For video encoding, things like OMAP/et al already give you hardware video encoding next to the ARM, usually based on an arm "DSP" like cortex m3/m4.
Given this is infinitely cheaper than using general purpose cores, why wouldn't you just build yourself an army of cortex m3/m4's and use them for video encoding now.
ARM doesn't really need to do anything here to make this happen. Since they give you all the chip related stuff necessary to build your own, just go and do it. If you want 64 m3's, go make it.
All the architecture documentation is available. The instruction set is custom. There's a gcc port. The OS is hosted on the ARM, but several of their demos involve calculations offloaded to the Epiphany chip, otherwise there wouldn't be much point.
It is not SIMD. Each core is totally independent of the others. Basically the cores are structured in a grid, and all cores have 32KB in-core static RAM, but can also access the memory of all the other cores (at the cost of a few cycles delay), or main memory.

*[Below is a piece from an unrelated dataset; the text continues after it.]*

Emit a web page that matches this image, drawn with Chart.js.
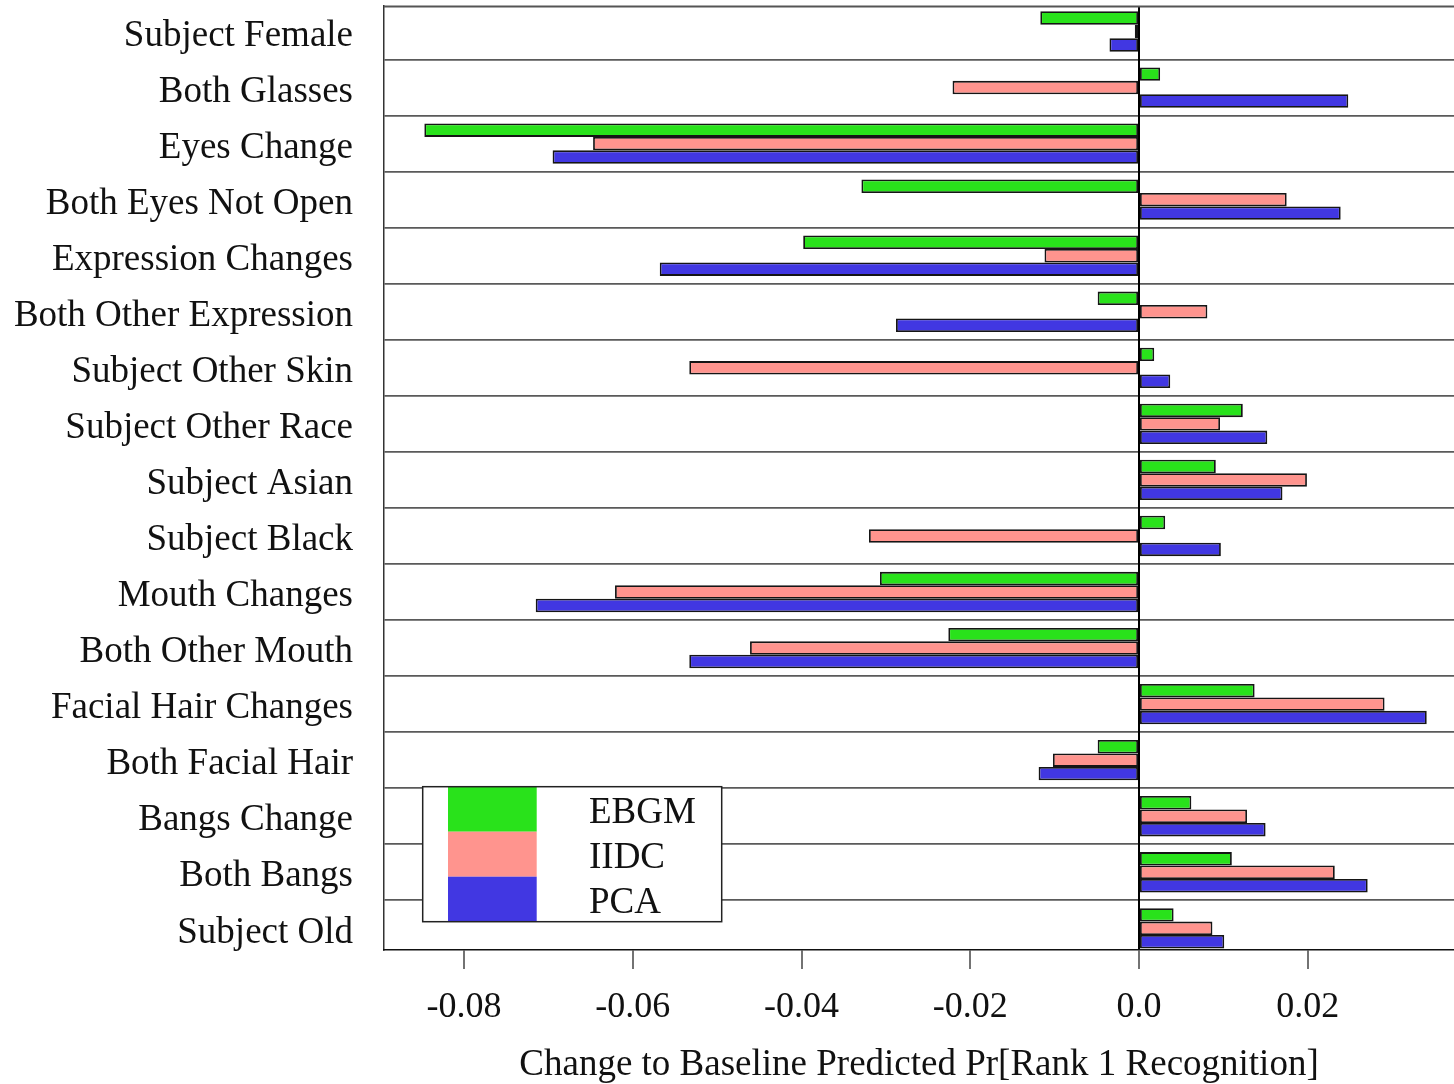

You could certainly use them as much like a SIMD if you wanted to, but then you'd likely get better performance out of a GPU.
We'll see when they deliver on their kickstarter project what type of performance people get out of it in reality...
Nvidia intends to do that with Project Denver/Boulder (2014) with 64 bit chips, and supposedly a new Maxwell-based GPU. I think they will be making 16-core on die, but they'll also help their customers make 512-1024 core racks. They already did it with Tegra 3 with some customer from Barcelona.
Applied Micro also intends to introduce a 128 core SoC in 2014:
Actually, video encoding for most codecs is a task which doesn't lend itself to parallelism due to temporal encoding. Because each frame depends on the last one, you really don't gain much from going to multiple cores (at least yet).
To start encoding at different times with each core you would need a really fast (read: expensive) storage (every core will need a steady stream to compress, if you have 64 cores you need a storage that can handle 64 parallel requests really fast or a lot of RAM to cache everything) and the chips have to handle really heavy I/O. The current many-core ARMs only have a small amount of dedicated RAM for each core.
Also, keyframes are not known from the start in many encodings. A keyframe is inserted when the difference between a frame and the next one is big; this can only be detected when encoding, or with a multi-pass encoding.